• WHAT THE EXERCISE ASKS: Gather the lines that hold the string "this".
○ ○ ○ ○
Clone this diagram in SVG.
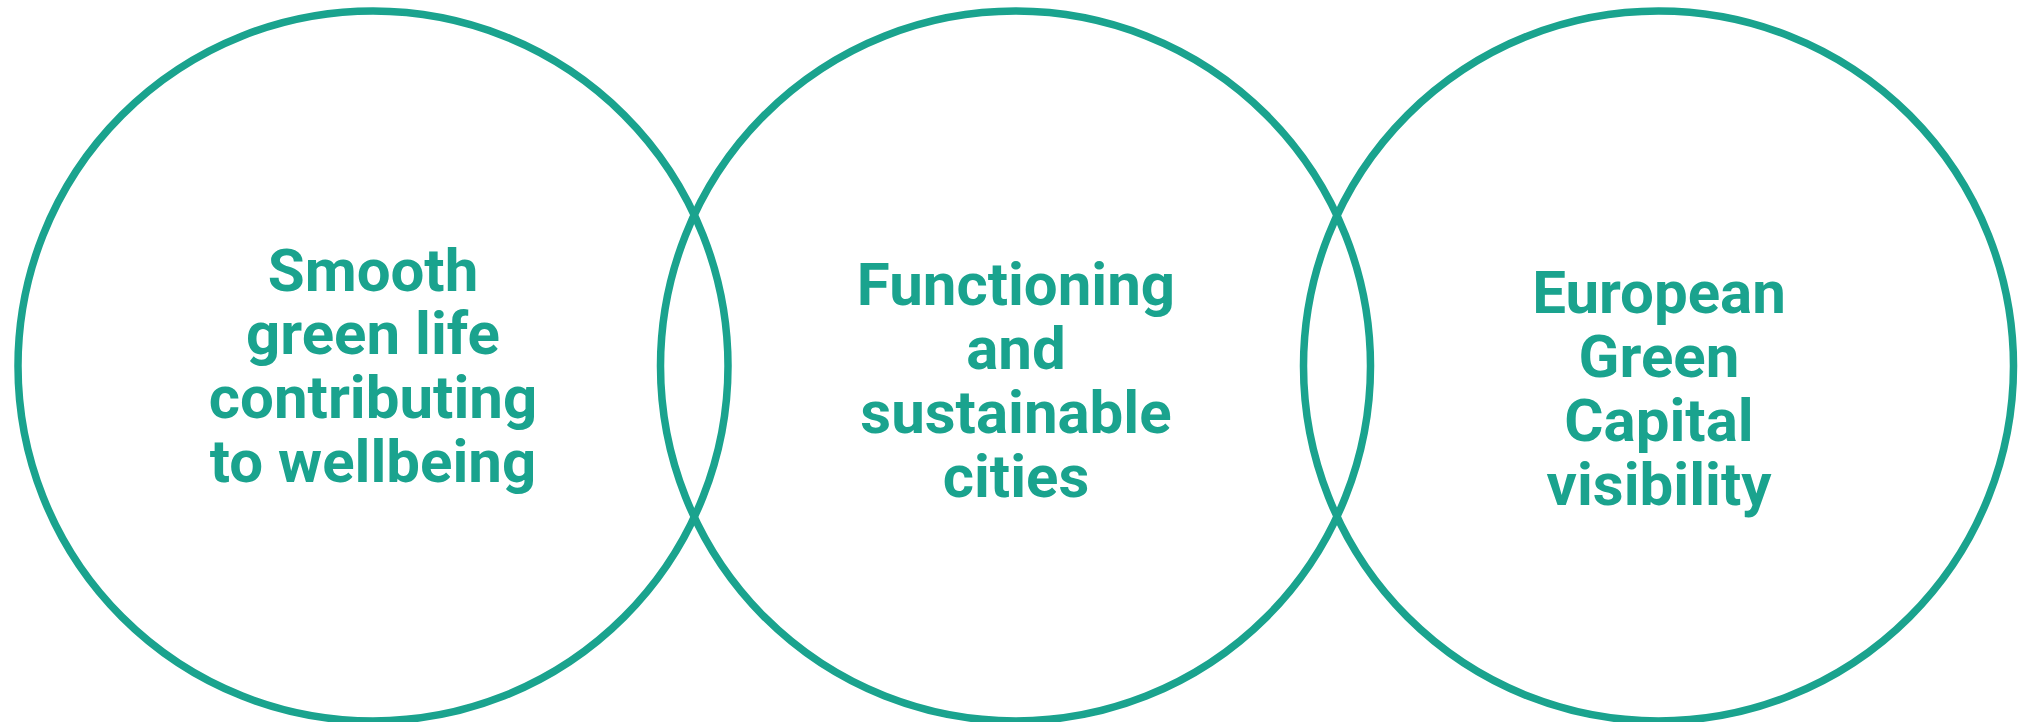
<svg xmlns="http://www.w3.org/2000/svg" width="2018" height="722" viewBox="0 0 2018 722">
<style>
.ring{fill:none;stroke:#1AA38E;stroke-width:7.5}
.lbl{font-family:Roboto,"Liberation Sans",sans-serif;font-weight:700;font-size:60px;fill:#1AA38E;text-anchor:middle}
</style>
<rect width="2018" height="722" fill="#ffffff"/>
<g id="node-wellbeing">
<circle class="ring" cx="373" cy="366" r="355"/>
<text class="lbl"><tspan x="373" y="290.7">Smooth</tspan><tspan x="373" y="354">green life</tspan><tspan x="373" y="418.3">contributing</tspan><tspan x="373" y="482.3">to wellbeing</tspan></text>
</g>
<g id="node-cities">
<circle class="ring" cx="1015.5" cy="366" r="355"/>
<text class="lbl"><tspan x="1016" y="305">Functioning</tspan><tspan x="1016" y="369">and</tspan><tspan x="1016" y="433.3">sustainable</tspan><tspan x="1016" y="496.7">cities</tspan></text>
</g>
<g id="node-capital">
<circle class="ring" cx="1658.5" cy="366" r="355"/>
<text class="lbl"><tspan x="1659" y="312.7">European</tspan><tspan x="1659" y="376.7">Green</tspan><tspan x="1659" y="441">Capital</tspan><tspan x="1659" y="505">visibility</tspan></text>
</g>
<g id="connectors"></g>
</svg>
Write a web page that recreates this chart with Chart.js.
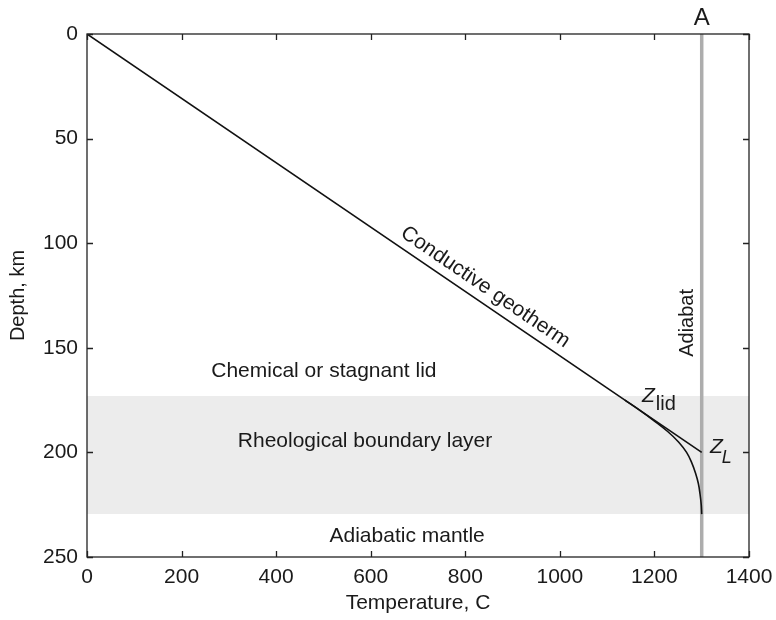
<!DOCTYPE html>
<html><head><meta charset="utf-8">
<script src="https://cdn.jsdelivr.net/npm/chart.js@4/dist/chart.umd.min.js"></script>
<style>html,body{margin:0;padding:0;background:#fff}#wrap{width:776px;height:620px}</style>
</head><body><div id="wrap"><canvas id="c" width="776" height="620"></canvas></div>
<script>
// ---- data ----
const xTicks = [0, 200, 400, 600, 800, 1000, 1200, 1400];
const yTicks = [0, 50, 100, 150, 200, 250];
const geothermT = [0, 1300];
const geothermZ = [0, 200];
const curveT = [1137.5, 1170, 1200, 1228, 1251, 1268, 1279, 1287, 1293, 1296.5, 1299, 1300];
const curveZ = [175, 180, 185, 190, 195, 200, 205, 210, 215, 220, 225, 229.5];
const adiabatT = [1300, 1300];
const adiabatZ = [0, 250];
const bandT = [0, 1400];
const bandTopZ = [173, 173];
const bandBottomZ = [229.5, 229.5];
const xTitle = 'Temperature, C';
const yTitle = 'Depth, km';

const pts = (xs, ys) => xs.map((x, i) => ({x: x, y: ys[i]}));
const FONT = '"Liberation Sans", Arial, Helvetica, sans-serif';
const INK = '#1a1a1a';

// annotations in data coordinates
const notes = [
  {text: 'Chemical or stagnant lid', T: 501, z: 164, size: 21, align: 'center'},
  {text: 'Rheological boundary layer', T: 588, z: 197.4, size: 21, align: 'center'},
  {text: 'Adiabatic mantle', T: 677, z: 242.8, size: 21, align: 'center'},
];

const framePlugin = {
  id: 'frame',
  afterDatasetsDraw(chart) {
    const {ctx, chartArea: a, scales: {x, y}} = chart;
    ctx.save();
    ctx.strokeStyle = '#222';
    ctx.lineWidth = 1.3;
    ctx.strokeRect(a.left, a.top, a.right - a.left, a.bottom - a.top);
    ctx.beginPath();
    xTicks.forEach(v => {
      const px = Math.round(x.getPixelForValue(v)) + 0.5;
      ctx.moveTo(px, a.bottom); ctx.lineTo(px, a.bottom - 6);
      ctx.moveTo(px, a.top); ctx.lineTo(px, a.top + 6);
    });
    yTicks.forEach(v => {
      const py = Math.round(y.getPixelForValue(v)) + 0.5;
      ctx.moveTo(a.left, py); ctx.lineTo(a.left + 6, py);
      ctx.moveTo(a.right, py); ctx.lineTo(a.right - 6, py);
    });
    ctx.stroke();

    ctx.fillStyle = INK;
    ctx.textBaseline = 'alphabetic';
    notes.forEach(n => {
      ctx.font = n.size + 'px ' + FONT;
      ctx.textAlign = n.align;
      ctx.fillText(n.text, x.getPixelForValue(n.T), y.getPixelForValue(n.z));
    });

    const ang = Math.atan2(y.getPixelForValue(geothermZ[1]) - y.getPixelForValue(geothermZ[0]),
                           x.getPixelForValue(geothermT[1]) - x.getPixelForValue(geothermT[0]));
    ctx.save();
    ctx.translate(x.getPixelForValue(842), y.getPixelForValue(121));
    ctx.rotate(ang);
    ctx.font = '21px ' + FONT;
    ctx.textAlign = 'center';
    ctx.textBaseline = 'middle';
    ctx.fillText('Conductive geotherm', 0, 0);
    ctx.restore();

    ctx.save();
    ctx.translate(x.getPixelForValue(1281.5), y.getPixelForValue(138.1));
    ctx.rotate(-Math.PI / 2);
    ctx.font = '20px ' + FONT;
    ctx.textAlign = 'center';
    ctx.textBaseline = 'alphabetic';
    ctx.fillText('Adiabat', 0, 0);
    ctx.restore();

    ctx.font = '24px ' + FONT;
    ctx.textAlign = 'center';
    ctx.textBaseline = 'alphabetic';
    ctx.fillText('A', x.getPixelForValue(1300), y.getPixelForValue(-4.3));

    ctx.textAlign = 'left';
    let zx = x.getPixelForValue(1173.6), zy = y.getPixelForValue(175.9);
    ctx.font = 'italic 21px ' + FONT;
    ctx.fillText('Z', zx, zy);
    let w = ctx.measureText('Z').width;
    ctx.font = '20px ' + FONT;
    ctx.fillText('lid', zx + w + 1, zy + 8);

    zx = x.getPixelForValue(1317.4); zy = y.getPixelForValue(200.3);
    ctx.font = 'italic 21px ' + FONT;
    ctx.fillText('Z', zx, zy);
    w = ctx.measureText('Z').width;
    ctx.font = 'italic 18px ' + FONT;
    ctx.fillText('L', zx + w - 1, zy + 10);
    ctx.restore();
  }
};

new Chart(document.getElementById('c'), {
  type: 'scatter',
  data: {
    datasets: [
      {label: 'Conductive geotherm', data: pts(geothermT, geothermZ), showLine: true,
       borderColor: '#111', borderWidth: 1.6, pointRadius: 0, fill: false, order: 1},
      {label: 'Geotherm with boundary layer', data: pts(curveT, curveZ), showLine: true,
       borderColor: '#111', borderWidth: 1.6, pointRadius: 0, tension: 0.4, fill: false, order: 2},
      {label: 'Adiabat', data: pts(adiabatT, adiabatZ), showLine: true,
       borderColor: '#adadad', borderWidth: 3.5, pointRadius: 0, fill: false, order: 3},
      {label: 'Band top', data: pts(bandT, bandTopZ), showLine: true, borderWidth: 0,
       borderColor: 'rgba(0,0,0,0)', pointRadius: 0, backgroundColor: '#ececec', fill: '+1', order: 4},
      {label: 'Band bottom', data: pts(bandT, bandBottomZ), showLine: true, borderWidth: 0,
       borderColor: 'rgba(0,0,0,0)', pointRadius: 0, fill: false, order: 5}
    ]
  },
  options: {
    responsive: false,
    devicePixelRatio: 1,
    animation: false,
    layout: {padding: {left: 0, top: 34, right: 27, bottom: 0}},
    plugins: {legend: {display: false}, tooltip: {enabled: false}},
    scales: {
      x: {
        type: 'linear', min: 0, max: 1400,
        afterBuildTicks: s => { s.ticks = xTicks.map(v => ({value: v})); },
        afterFit: s => { s.height = 63; s.paddingLeft = 0; s.paddingRight = 0; },
        grid: {display: false, drawTicks: false},
        border: {display: false},
        ticks: {padding: 8, color: INK, font: {family: FONT, size: 21}, callback: v => String(v)},
        title: {display: true, text: xTitle, color: INK, font: {family: FONT, size: 21}, padding: {top: 0, bottom: 4}}
      },
      y: {
        type: 'linear', min: 0, max: 250, reverse: true,
        afterBuildTicks: s => { s.ticks = yTicks.map(v => ({value: v})); },
        afterFit: s => { s.width = 87; s.paddingTop = 0; s.paddingBottom = 0; },
        grid: {display: false, drawTicks: false},
        border: {display: false},
        ticks: {padding: 9, color: INK, font: {family: FONT, size: 21}, callback: v => String(v)},
        title: {display: true, text: yTitle, color: INK, font: {family: FONT, size: 20}, padding: {top: 6, bottom: 0}}
      }
    }
  },
  plugins: [framePlugin]
});
</script>
</body></html>
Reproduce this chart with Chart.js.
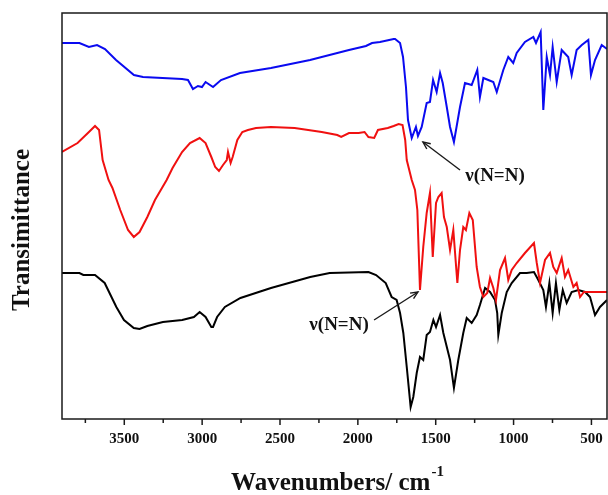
<!DOCTYPE html>
<html>
<head>
<meta charset="utf-8">
<script src="https://cdn.jsdelivr.net/npm/chart.js@4/dist/chart.umd.min.js"></script>
<style>
  html, body { margin: 0; padding: 0; background: #ffffff; overflow: hidden; }
  #wrap { width: 608px; height: 495px; }
</style>
</head>
<body>
<div id="wrap"><canvas id="c" width="608" height="495"></canvas></div>
<script>
// ---- data (wavenumber in cm-1, transmittance in arbitrary offset units) ----
const blueWn = [3900,3788,3727,3675,3624,3553,3438,3380,3129,3091,3059,3027,3001,2978,2930,2879,2757,2558,2307,2057,1948,1909,1858,1770,1761,1729,1710,1691,1678,1654,1627,1614,1590,1558,1537,1517,1494,1472,1455,1429,1408,1383,1344,1312,1269,1233,1216,1194,1130,1108,1066,1034,1002,980,927,873,856,826,809,787,766,749,723,691,649,627,595,562,520,503,477,434,400];
const blueT  = [376,376,372,374,370,359,344,342,340,339,330,333,332,337,332,339,346,351,359,369,373,376,377,380,380,376,362,332,299,281,292,283,292,316,317,339,327,346,336,312,292,277,312,336,334,349,322,341,337,327,349,362,356,366,377,382,376,387,309,362,344,372,337,369,362,344,369,374,379,344,359,374,370];

const redWn = [3900,3800,3727,3688,3662,3639,3601,3576,3526,3476,3439,3402,3352,3303,3228,3190,3129,3078,3016,2978,2941,2916,2892,2866,2842,2834,2817,2804,2774,2742,2706,2654,2558,2406,2232,2132,2107,2057,1995,1957,1932,1895,1871,1808,1770,1738,1713,1696,1686,1654,1633,1618,1601,1580,1558,1537,1519,1498,1483,1462,1447,1429,1408,1387,1361,1344,1323,1306,1284,1262,1237,1216,1194,1169,1151,1130,1113,1087,1055,1034,1012,980,927,869,851,830,798,766,745,723,691,670,649,616,595,573,548,488,400];
const redT  = [267,276,287,293,289,259,239,231,209,189,182,187,202,219,239,251,267,276,281,276,262,252,248,254,259,267,256,262,279,287,289,291,292,291,287,284,282,286,286,287,282,281,289,291,293,295,294,279,259,239,229,209,129,172,206,226,162,216,222,226,202,192,169,189,136,169,192,189,206,199,152,132,122,126,141,131,119,149,161,139,149,156,166,176,156,136,159,166,152,146,161,142,149,132,136,122,127,127,127];

const blackWn = [3900,3788,3763,3688,3626,3551,3502,3439,3402,3352,3252,3128,3053,3016,2978,2941,2930,2904,2854,2754,2558,2306,2181,1932,1883,1821,1783,1751,1729,1708,1686,1661,1644,1622,1601,1580,1558,1537,1515,1498,1472,1451,1408,1383,1355,1323,1301,1269,1237,1216,1183,1151,1119,1105,1098,1076,1044,1012,959,916,869,841,809,792,770,749,728,706,684,659,627,584,541,509,477,445,400];
const blackT  = [146,146,144,144,136,112,99,91,90,93,97,99,102,107,102,92,92,102,112,121,131,142,146,147,144,136,122,119,106,86,52,12,22,46,62,59,84,87,99,92,104,86,59,31,59,86,101,96,104,114,131,127,119,106,84,106,127,136,146,146,147,139,129,112,136,106,136,109,129,116,127,129,127,122,104,112,119];

const tickLabels = [3500, 3000, 2500, 2000, 1500, 1000, 500];
const minorTicks = [3750, 3250, 2750, 2250, 1750, 1250, 750];

const xTitle = 'Wavenumbers/ cm';
const xTitleSup = '-1';
const yTitle = 'Transimittance';
const annoText = 'ν(N=N)';
// annotation anchors in data units: text centre, arrow tail, arrow tip
const annotations = [
  { tx: 1119, ty: 243, x0: 1344, y0: 249, x1: 1582, y1: 277 },
  { tx: 2121, ty: 94,  x0: 1896, y0: 99,  x1: 1614, y1: 127 }
];

const toPts = (wn, t) => wn.map((w, i) => ({ x: w, y: t[i] }));
const SERIF = '"Liberation Serif", "Times New Roman", serif';

const decor = {
  id: 'decor',
  afterDatasetsDraw(chart) {
    const { ctx, chartArea: a, scales: { x, y } } = chart;
    ctx.save();
    // frame
    ctx.strokeStyle = '#1a1a1a';
    ctx.lineWidth = 1.5;
    ctx.strokeRect(a.left, a.top, a.right - a.left, a.bottom - a.top);
    // ticks
    [...tickLabels, ...minorTicks].forEach(v => {
      const px = x.getPixelForValue(v);
      const len = tickLabels.includes(v) ? 6 : 4;
      ctx.beginPath();
      ctx.moveTo(px, a.bottom);
      ctx.lineTo(px, a.bottom + len);
      ctx.stroke();
    });
    // y title
    ctx.fillStyle = '#111';
    ctx.font = 'bold 25px ' + SERIF;
    ctx.save();
    ctx.translate(23, (a.top + a.bottom) / 2 + 14);
    ctx.rotate(-Math.PI / 2);
    ctx.textAlign = 'center';
    ctx.textBaseline = 'middle';
    ctx.fillText(yTitle, 0, 0);
    ctx.restore();
    // x title with superscript
    ctx.font = 'bold 25px ' + SERIF;
    const w1 = ctx.measureText(xTitle).width;
    ctx.font = 'bold 15px ' + SERIF;
    const w2 = ctx.measureText(xTitleSup).width;
    const cx = (a.left + a.right) / 2 + 3;
    const start = cx - (w1 + w2 + 1) / 2;
    ctx.textAlign = 'left';
    ctx.textBaseline = 'alphabetic';
    ctx.font = 'bold 25px ' + SERIF;
    ctx.fillText(xTitle, start, 490);
    ctx.font = 'bold 15px ' + SERIF;
    ctx.fillText(xTitleSup, start + w1 + 1, 476);
    // annotations
    ctx.font = 'bold 19px ' + SERIF;
    ctx.textAlign = 'center';
    ctx.textBaseline = 'middle';
    ctx.lineWidth = 1.4;
    annotations.forEach(an => {
      ctx.fillText(annoText, x.getPixelForValue(an.tx), y.getPixelForValue(an.ty));
      const px0 = x.getPixelForValue(an.x0), py0 = y.getPixelForValue(an.y0);
      const px1 = x.getPixelForValue(an.x1), py1 = y.getPixelForValue(an.y1);
      ctx.beginPath();
      ctx.moveTo(px0, py0);
      ctx.lineTo(px1, py1);
      ctx.stroke();
      const ang = Math.atan2(py1 - py0, px1 - px0);
      const L = 8, spread = 0.42;
      ctx.beginPath();
      ctx.moveTo(px1 - L * Math.cos(ang - spread), py1 - L * Math.sin(ang - spread));
      ctx.lineTo(px1, py1);
      ctx.lineTo(px1 - L * Math.cos(ang + spread), py1 - L * Math.sin(ang + spread));
      ctx.stroke();
    });
    ctx.restore();
  }
};

new Chart(document.getElementById('c'), {
  type: 'line',
  data: {
    datasets: [
      { label: 'blue', data: toPts(blueWn, blueT), borderColor: '#0a0af0', borderWidth: 2, pointRadius: 0, tension: 0, fill: false },
      { label: 'red', data: toPts(redWn, redT), borderColor: '#f01010', borderWidth: 2, pointRadius: 0, tension: 0, fill: false },
      { label: 'black', data: toPts(blackWn, blackT), borderColor: '#000000', borderWidth: 2, pointRadius: 0, tension: 0, fill: false }
    ]
  },
  options: {
    responsive: false,
    animation: false,
    devicePixelRatio: 1,
    layout: { padding: { left: 62, top: 13, right: 1, bottom: 0 } },
    plugins: { legend: { display: false }, tooltip: { enabled: false } },
    scales: {
      x: {
        type: 'linear',
        reverse: true,
        min: 400,
        max: 3900,
        afterBuildTicks: (scale) => {
          scale.ticks = [...tickLabels, ...minorTicks].sort((p, q) => p - q).map(v => ({ value: v }));
        },
        afterFit: (scale) => { scale.height = 76; },
        grid: { display: false, drawTicks: false },
        border: { display: false },
        ticks: {
          autoSkip: false,
          maxRotation: 0,
          padding: 11,
          color: '#111',
          font: { family: SERIF, size: 15, weight: 'bold' },
          callback: (v) => tickLabels.includes(v) ? String(v) : ''
        }
      },
      y: {
        display: false,
        min: 0,
        max: 406
      }
    }
  },
  plugins: [decor]
});
</script>
</body>
</html>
○ ○ ○ ○
• SOLUTION BELOW:
Clone this diagram in SVG.
Write a web page that recreates this chart with Chart.js.
Reproduce this chart with Chart.js.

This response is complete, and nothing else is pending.